--- Problem description ---
Leave out the pictures and transcribe everything else exactly.

--- Data shown ---
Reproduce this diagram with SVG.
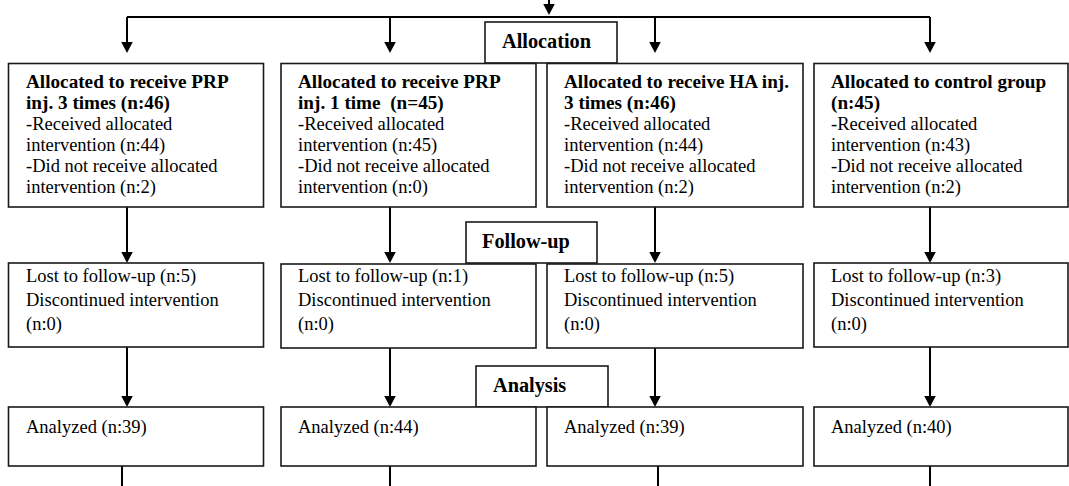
<svg xmlns="http://www.w3.org/2000/svg" width="1069" height="486" viewBox="0 0 1069 486">
<style>
.box{fill:#fff;stroke:#1a1a1a;stroke-width:1.6}
.t{font-family:'Liberation Serif','DejaVu Serif',serif;font-size:18.5px;fill:#000}
.b{font-weight:bold;font-size:19.2px}
.sec{font-family:'Liberation Serif','DejaVu Serif',serif;font-size:20.3px;font-weight:bold;fill:#000}
.c{stroke:#000;stroke-width:2;fill:none}
</style>
<defs>
<marker id="ah" markerWidth="12" markerHeight="12" refX="5" refY="5.75" orient="auto" markerUnits="userSpaceOnUse">
<path d="M0,0 L11,5.75 L0,11.5 Z" fill="#000"/>
</marker>
</defs>
<g id="connectors">
<line class="c" x1="549" y1="0" x2="549" y2="9" marker-end="url(#ah)"/>
<polyline class="c" points="127,17 930,17"/>
<line class="c" x1="127" y1="17" x2="127" y2="47" marker-end="url(#ah)"/>
<line class="c" x1="390" y1="17" x2="390" y2="47" marker-end="url(#ah)"/>
<line class="c" x1="655" y1="17" x2="655" y2="47" marker-end="url(#ah)"/>
<line class="c" x1="930" y1="17" x2="930" y2="47" marker-end="url(#ah)"/>
<line class="c" x1="127" y1="207" x2="127" y2="257" marker-end="url(#ah)"/>
<line class="c" x1="390" y1="207" x2="390" y2="257" marker-end="url(#ah)"/>
<line class="c" x1="655" y1="207" x2="655" y2="257" marker-end="url(#ah)"/>
<line class="c" x1="930" y1="207" x2="930" y2="257" marker-end="url(#ah)"/>
<line class="c" x1="127" y1="347" x2="127" y2="401" marker-end="url(#ah)"/>
<line class="c" x1="390" y1="347" x2="390" y2="401" marker-end="url(#ah)"/>
<line class="c" x1="655" y1="347" x2="655" y2="401" marker-end="url(#ah)"/>
<line class="c" x1="930" y1="347" x2="930" y2="401" marker-end="url(#ah)"/>
<line class="c" x1="122" y1="466" x2="122" y2="486"/>
<line class="c" x1="390" y1="466" x2="390" y2="486"/>
<line class="c" x1="658" y1="466" x2="658" y2="486"/>
<line class="c" x1="930" y1="466" x2="930" y2="486"/>
</g>
<g id="allocation">
<rect class="box" x="485" y="22" width="132" height="41"/>
<text class="sec" x="502" y="48">Allocation</text>
</g>
<g id="alloc1">
<rect class="box" x="8.5" y="63.5" width="255" height="143.5"/>
<text class="t" x="26"><tspan class="b" x="26" y="88">Allocated to receive PRP</tspan><tspan class="b" x="26" y="109">inj. 3 times (n:46)</tspan><tspan x="26" y="130">-Received allocated</tspan><tspan x="26" y="151">intervention (n:44)</tspan><tspan x="26" y="172">-Did not receive allocated</tspan><tspan x="26" y="193">intervention (n:2)</tspan></text>
</g>
<g id="alloc2">
<rect class="box" x="281" y="63.5" width="255" height="143.5"/>
<text class="t" x="298"><tspan class="b" x="298" y="88">Allocated to receive PRP</tspan><tspan class="b" x="298" y="109" xml:space="preserve">inj. 1 time  (n=45)</tspan><tspan x="298" y="130">-Received allocated</tspan><tspan x="298" y="151">intervention (n:45)</tspan><tspan x="298" y="172">-Did not receive allocated</tspan><tspan x="298" y="193">intervention (n:0)</tspan></text>
</g>
<g id="alloc3">
<rect class="box" x="547" y="63.5" width="256" height="143.5"/>
<text class="t" x="564"><tspan class="b" x="564" y="88">Allocated to receive HA inj.</tspan><tspan class="b" x="564" y="109">3 times (n:46)</tspan><tspan x="564" y="130">-Received allocated</tspan><tspan x="564" y="151">intervention (n:44)</tspan><tspan x="564" y="172">-Did not receive allocated</tspan><tspan x="564" y="193">intervention (n:2)</tspan></text>
</g>
<g id="alloc4">
<rect class="box" x="814" y="63.5" width="254" height="143.5"/>
<text class="t" x="831"><tspan class="b" x="831" y="88">Allocated to control group</tspan><tspan class="b" x="831" y="109">(n:45)</tspan><tspan x="831" y="130">-Received allocated</tspan><tspan x="831" y="151">intervention (n:43)</tspan><tspan x="831" y="172">-Did not receive allocated</tspan><tspan x="831" y="193">intervention (n:2)</tspan></text>
</g>
<g id="followup">
<rect class="box" x="466" y="222" width="131" height="41"/>
<text class="sec" x="482" y="248">Follow-up</text>
</g>
<g id="follow1">
<rect class="box" x="8.5" y="263" width="255" height="84"/>
<text class="t"><tspan x="26" y="282">Lost to follow-up (n:5)</tspan><tspan x="26" y="306">Discontinued intervention</tspan><tspan x="26" y="330">(n:0)</tspan></text>
</g>
<g id="follow2">
<rect class="box" x="281" y="264" width="255" height="84"/>
<text class="t"><tspan x="298" y="282">Lost to follow-up (n:1)</tspan><tspan x="298" y="306">Discontinued intervention</tspan><tspan x="298" y="330">(n:0)</tspan></text>
</g>
<g id="follow3">
<rect class="box" x="547" y="264" width="256" height="84"/>
<text class="t"><tspan x="564" y="282">Lost to follow-up (n:5)</tspan><tspan x="564" y="306">Discontinued intervention</tspan><tspan x="564" y="330">(n:0)</tspan></text>
</g>
<g id="follow4">
<rect class="box" x="814" y="263" width="254" height="84"/>
<text class="t"><tspan x="831" y="282">Lost to follow-up (n:3)</tspan><tspan x="831" y="306">Discontinued intervention</tspan><tspan x="831" y="330">(n:0)</tspan></text>
</g>
<g id="analysis">
<rect class="box" x="476" y="366" width="132" height="41"/>
<text class="sec" x="493" y="392">Analysis</text>
</g>
<g id="an1">
<rect class="box" x="8.5" y="407" width="255" height="59"/>
<text class="t" x="26" y="433">Analyzed (n:39)</text>
</g>
<g id="an2">
<rect class="box" x="281" y="407" width="255" height="59"/>
<text class="t" x="298" y="433">Analyzed (n:44)</text>
</g>
<g id="an3">
<rect class="box" x="547" y="407" width="256" height="59"/>
<text class="t" x="564" y="433">Analyzed (n:39)</text>
</g>
<g id="an4">
<rect class="box" x="814" y="407" width="254" height="59"/>
<text class="t" x="831" y="433">Analyzed (n:40)</text>
</g>
</svg>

--- Full response ---
Reproduce this diagram with SVG.
<svg xmlns="http://www.w3.org/2000/svg" width="1069" height="486" viewBox="0 0 1069 486">
<style>
.box{fill:#fff;stroke:#1a1a1a;stroke-width:1.6}
.t{font-family:'Liberation Serif','DejaVu Serif',serif;font-size:18.5px;fill:#000}
.b{font-weight:bold;font-size:19.2px}
.sec{font-family:'Liberation Serif','DejaVu Serif',serif;font-size:20.3px;font-weight:bold;fill:#000}
.c{stroke:#000;stroke-width:2;fill:none}
</style>
<defs>
<marker id="ah" markerWidth="12" markerHeight="12" refX="5" refY="5.75" orient="auto" markerUnits="userSpaceOnUse">
<path d="M0,0 L11,5.75 L0,11.5 Z" fill="#000"/>
</marker>
</defs>
<g id="connectors">
<line class="c" x1="549" y1="0" x2="549" y2="9" marker-end="url(#ah)"/>
<polyline class="c" points="127,17 930,17"/>
<line class="c" x1="127" y1="17" x2="127" y2="47" marker-end="url(#ah)"/>
<line class="c" x1="390" y1="17" x2="390" y2="47" marker-end="url(#ah)"/>
<line class="c" x1="655" y1="17" x2="655" y2="47" marker-end="url(#ah)"/>
<line class="c" x1="930" y1="17" x2="930" y2="47" marker-end="url(#ah)"/>
<line class="c" x1="127" y1="207" x2="127" y2="257" marker-end="url(#ah)"/>
<line class="c" x1="390" y1="207" x2="390" y2="257" marker-end="url(#ah)"/>
<line class="c" x1="655" y1="207" x2="655" y2="257" marker-end="url(#ah)"/>
<line class="c" x1="930" y1="207" x2="930" y2="257" marker-end="url(#ah)"/>
<line class="c" x1="127" y1="347" x2="127" y2="401" marker-end="url(#ah)"/>
<line class="c" x1="390" y1="347" x2="390" y2="401" marker-end="url(#ah)"/>
<line class="c" x1="655" y1="347" x2="655" y2="401" marker-end="url(#ah)"/>
<line class="c" x1="930" y1="347" x2="930" y2="401" marker-end="url(#ah)"/>
<line class="c" x1="122" y1="466" x2="122" y2="486"/>
<line class="c" x1="390" y1="466" x2="390" y2="486"/>
<line class="c" x1="658" y1="466" x2="658" y2="486"/>
<line class="c" x1="930" y1="466" x2="930" y2="486"/>
</g>
<g id="allocation">
<rect class="box" x="485" y="22" width="132" height="41"/>
<text class="sec" x="502" y="48">Allocation</text>
</g>
<g id="alloc1">
<rect class="box" x="8.5" y="63.5" width="255" height="143.5"/>
<text class="t" x="26"><tspan class="b" x="26" y="88">Allocated to receive PRP</tspan><tspan class="b" x="26" y="109">inj. 3 times (n:46)</tspan><tspan x="26" y="130">-Received allocated</tspan><tspan x="26" y="151">intervention (n:44)</tspan><tspan x="26" y="172">-Did not receive allocated</tspan><tspan x="26" y="193">intervention (n:2)</tspan></text>
</g>
<g id="alloc2">
<rect class="box" x="281" y="63.5" width="255" height="143.5"/>
<text class="t" x="298"><tspan class="b" x="298" y="88">Allocated to receive PRP</tspan><tspan class="b" x="298" y="109" xml:space="preserve">inj. 1 time  (n=45)</tspan><tspan x="298" y="130">-Received allocated</tspan><tspan x="298" y="151">intervention (n:45)</tspan><tspan x="298" y="172">-Did not receive allocated</tspan><tspan x="298" y="193">intervention (n:0)</tspan></text>
</g>
<g id="alloc3">
<rect class="box" x="547" y="63.5" width="256" height="143.5"/>
<text class="t" x="564"><tspan class="b" x="564" y="88">Allocated to receive HA inj.</tspan><tspan class="b" x="564" y="109">3 times (n:46)</tspan><tspan x="564" y="130">-Received allocated</tspan><tspan x="564" y="151">intervention (n:44)</tspan><tspan x="564" y="172">-Did not receive allocated</tspan><tspan x="564" y="193">intervention (n:2)</tspan></text>
</g>
<g id="alloc4">
<rect class="box" x="814" y="63.5" width="254" height="143.5"/>
<text class="t" x="831"><tspan class="b" x="831" y="88">Allocated to control group</tspan><tspan class="b" x="831" y="109">(n:45)</tspan><tspan x="831" y="130">-Received allocated</tspan><tspan x="831" y="151">intervention (n:43)</tspan><tspan x="831" y="172">-Did not receive allocated</tspan><tspan x="831" y="193">intervention (n:2)</tspan></text>
</g>
<g id="followup">
<rect class="box" x="466" y="222" width="131" height="41"/>
<text class="sec" x="482" y="248">Follow-up</text>
</g>
<g id="follow1">
<rect class="box" x="8.5" y="263" width="255" height="84"/>
<text class="t"><tspan x="26" y="282">Lost to follow-up (n:5)</tspan><tspan x="26" y="306">Discontinued intervention</tspan><tspan x="26" y="330">(n:0)</tspan></text>
</g>
<g id="follow2">
<rect class="box" x="281" y="264" width="255" height="84"/>
<text class="t"><tspan x="298" y="282">Lost to follow-up (n:1)</tspan><tspan x="298" y="306">Discontinued intervention</tspan><tspan x="298" y="330">(n:0)</tspan></text>
</g>
<g id="follow3">
<rect class="box" x="547" y="264" width="256" height="84"/>
<text class="t"><tspan x="564" y="282">Lost to follow-up (n:5)</tspan><tspan x="564" y="306">Discontinued intervention</tspan><tspan x="564" y="330">(n:0)</tspan></text>
</g>
<g id="follow4">
<rect class="box" x="814" y="263" width="254" height="84"/>
<text class="t"><tspan x="831" y="282">Lost to follow-up (n:3)</tspan><tspan x="831" y="306">Discontinued intervention</tspan><tspan x="831" y="330">(n:0)</tspan></text>
</g>
<g id="analysis">
<rect class="box" x="476" y="366" width="132" height="41"/>
<text class="sec" x="493" y="392">Analysis</text>
</g>
<g id="an1">
<rect class="box" x="8.5" y="407" width="255" height="59"/>
<text class="t" x="26" y="433">Analyzed (n:39)</text>
</g>
<g id="an2">
<rect class="box" x="281" y="407" width="255" height="59"/>
<text class="t" x="298" y="433">Analyzed (n:44)</text>
</g>
<g id="an3">
<rect class="box" x="547" y="407" width="256" height="59"/>
<text class="t" x="564" y="433">Analyzed (n:39)</text>
</g>
<g id="an4">
<rect class="box" x="814" y="407" width="254" height="59"/>
<text class="t" x="831" y="433">Analyzed (n:40)</text>
</g>
</svg>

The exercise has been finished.